┌──
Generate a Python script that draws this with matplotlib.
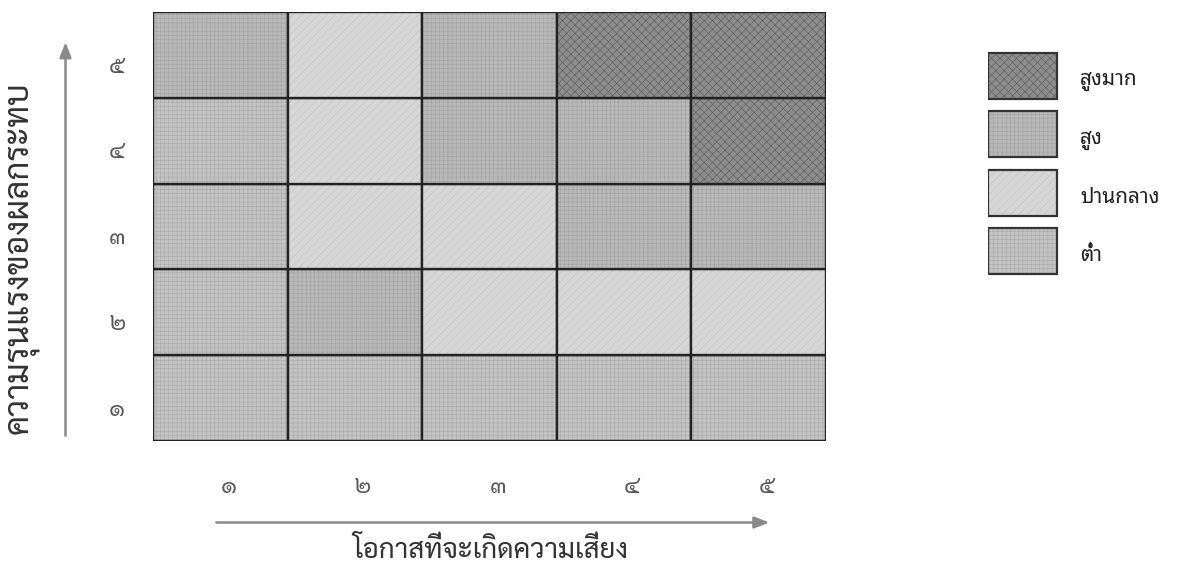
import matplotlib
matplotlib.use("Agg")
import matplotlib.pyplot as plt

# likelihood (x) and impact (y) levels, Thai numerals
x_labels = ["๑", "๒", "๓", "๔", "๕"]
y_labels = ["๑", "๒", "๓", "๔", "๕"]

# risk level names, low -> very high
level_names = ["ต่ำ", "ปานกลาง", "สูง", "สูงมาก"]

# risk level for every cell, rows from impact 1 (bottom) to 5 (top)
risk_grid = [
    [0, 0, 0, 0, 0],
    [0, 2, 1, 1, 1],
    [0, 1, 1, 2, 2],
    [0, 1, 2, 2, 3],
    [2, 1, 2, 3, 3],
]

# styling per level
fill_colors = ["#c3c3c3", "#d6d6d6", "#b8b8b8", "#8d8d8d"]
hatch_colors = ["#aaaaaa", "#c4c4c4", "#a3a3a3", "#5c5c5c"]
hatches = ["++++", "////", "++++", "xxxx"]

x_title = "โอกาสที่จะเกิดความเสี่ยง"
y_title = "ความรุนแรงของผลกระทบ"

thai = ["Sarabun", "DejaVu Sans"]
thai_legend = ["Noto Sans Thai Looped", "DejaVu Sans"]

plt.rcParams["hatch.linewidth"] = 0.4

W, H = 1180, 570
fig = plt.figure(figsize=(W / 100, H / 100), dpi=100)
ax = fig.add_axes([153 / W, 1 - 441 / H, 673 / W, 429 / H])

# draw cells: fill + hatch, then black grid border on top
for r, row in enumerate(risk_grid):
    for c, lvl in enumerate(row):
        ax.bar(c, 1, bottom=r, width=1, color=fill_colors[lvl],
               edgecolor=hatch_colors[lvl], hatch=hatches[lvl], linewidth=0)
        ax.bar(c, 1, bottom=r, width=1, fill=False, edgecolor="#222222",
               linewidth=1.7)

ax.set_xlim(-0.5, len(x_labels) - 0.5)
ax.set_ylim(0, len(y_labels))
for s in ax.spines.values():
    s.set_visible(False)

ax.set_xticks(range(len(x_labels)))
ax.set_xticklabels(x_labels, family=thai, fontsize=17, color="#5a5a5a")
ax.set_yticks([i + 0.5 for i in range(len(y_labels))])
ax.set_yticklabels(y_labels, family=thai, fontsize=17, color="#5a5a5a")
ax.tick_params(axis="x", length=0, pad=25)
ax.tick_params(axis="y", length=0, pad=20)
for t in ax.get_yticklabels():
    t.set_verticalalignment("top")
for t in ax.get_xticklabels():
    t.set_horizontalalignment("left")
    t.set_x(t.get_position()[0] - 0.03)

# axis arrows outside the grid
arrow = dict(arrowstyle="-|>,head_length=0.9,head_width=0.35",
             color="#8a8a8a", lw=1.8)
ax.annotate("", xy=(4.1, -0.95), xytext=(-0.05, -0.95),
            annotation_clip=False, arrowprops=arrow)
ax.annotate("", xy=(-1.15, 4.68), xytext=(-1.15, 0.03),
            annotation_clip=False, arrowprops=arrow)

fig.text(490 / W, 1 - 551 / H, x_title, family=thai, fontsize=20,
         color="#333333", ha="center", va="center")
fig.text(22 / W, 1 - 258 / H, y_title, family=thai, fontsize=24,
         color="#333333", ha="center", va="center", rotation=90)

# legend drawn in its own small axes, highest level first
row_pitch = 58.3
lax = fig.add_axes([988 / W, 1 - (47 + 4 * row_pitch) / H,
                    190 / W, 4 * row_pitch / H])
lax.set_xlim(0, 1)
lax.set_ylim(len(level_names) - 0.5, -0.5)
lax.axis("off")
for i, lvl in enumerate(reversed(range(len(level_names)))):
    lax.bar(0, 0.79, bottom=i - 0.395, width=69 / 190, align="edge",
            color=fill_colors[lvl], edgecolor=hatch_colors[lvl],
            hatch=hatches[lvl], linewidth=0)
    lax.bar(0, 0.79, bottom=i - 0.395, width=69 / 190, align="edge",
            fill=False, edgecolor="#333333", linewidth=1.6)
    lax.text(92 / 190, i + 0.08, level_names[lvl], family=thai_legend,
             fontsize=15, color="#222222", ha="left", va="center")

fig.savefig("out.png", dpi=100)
└──
What the task asks: Every line from the top of the material above through the line with "t.set_x(t.get_position()[0] - 0.03)" should be duplicated exactly, please; leave out the pictures.

Complete answer:
Generate a Python script that draws this with matplotlib.
import matplotlib
matplotlib.use("Agg")
import matplotlib.pyplot as plt

# likelihood (x) and impact (y) levels, Thai numerals
x_labels = ["๑", "๒", "๓", "๔", "๕"]
y_labels = ["๑", "๒", "๓", "๔", "๕"]

# risk level names, low -> very high
level_names = ["ต่ำ", "ปานกลาง", "สูง", "สูงมาก"]

# risk level for every cell, rows from impact 1 (bottom) to 5 (top)
risk_grid = [
    [0, 0, 0, 0, 0],
    [0, 2, 1, 1, 1],
    [0, 1, 1, 2, 2],
    [0, 1, 2, 2, 3],
    [2, 1, 2, 3, 3],
]

# styling per level
fill_colors = ["#c3c3c3", "#d6d6d6", "#b8b8b8", "#8d8d8d"]
hatch_colors = ["#aaaaaa", "#c4c4c4", "#a3a3a3", "#5c5c5c"]
hatches = ["++++", "////", "++++", "xxxx"]

x_title = "โอกาสที่จะเกิดความเสี่ยง"
y_title = "ความรุนแรงของผลกระทบ"

thai = ["Sarabun", "DejaVu Sans"]
thai_legend = ["Noto Sans Thai Looped", "DejaVu Sans"]

plt.rcParams["hatch.linewidth"] = 0.4

W, H = 1180, 570
fig = plt.figure(figsize=(W / 100, H / 100), dpi=100)
ax = fig.add_axes([153 / W, 1 - 441 / H, 673 / W, 429 / H])

# draw cells: fill + hatch, then black grid border on top
for r, row in enumerate(risk_grid):
    for c, lvl in enumerate(row):
        ax.bar(c, 1, bottom=r, width=1, color=fill_colors[lvl],
               edgecolor=hatch_colors[lvl], hatch=hatches[lvl], linewidth=0)
        ax.bar(c, 1, bottom=r, width=1, fill=False, edgecolor="#222222",
               linewidth=1.7)

ax.set_xlim(-0.5, len(x_labels) - 0.5)
ax.set_ylim(0, len(y_labels))
for s in ax.spines.values():
    s.set_visible(False)

ax.set_xticks(range(len(x_labels)))
ax.set_xticklabels(x_labels, family=thai, fontsize=17, color="#5a5a5a")
ax.set_yticks([i + 0.5 for i in range(len(y_labels))])
ax.set_yticklabels(y_labels, family=thai, fontsize=17, color="#5a5a5a")
ax.tick_params(axis="x", length=0, pad=25)
ax.tick_params(axis="y", length=0, pad=20)
for t in ax.get_yticklabels():
    t.set_verticalalignment("top")
for t in ax.get_xticklabels():
    t.set_horizontalalignment("left")
    t.set_x(t.get_position()[0] - 0.03)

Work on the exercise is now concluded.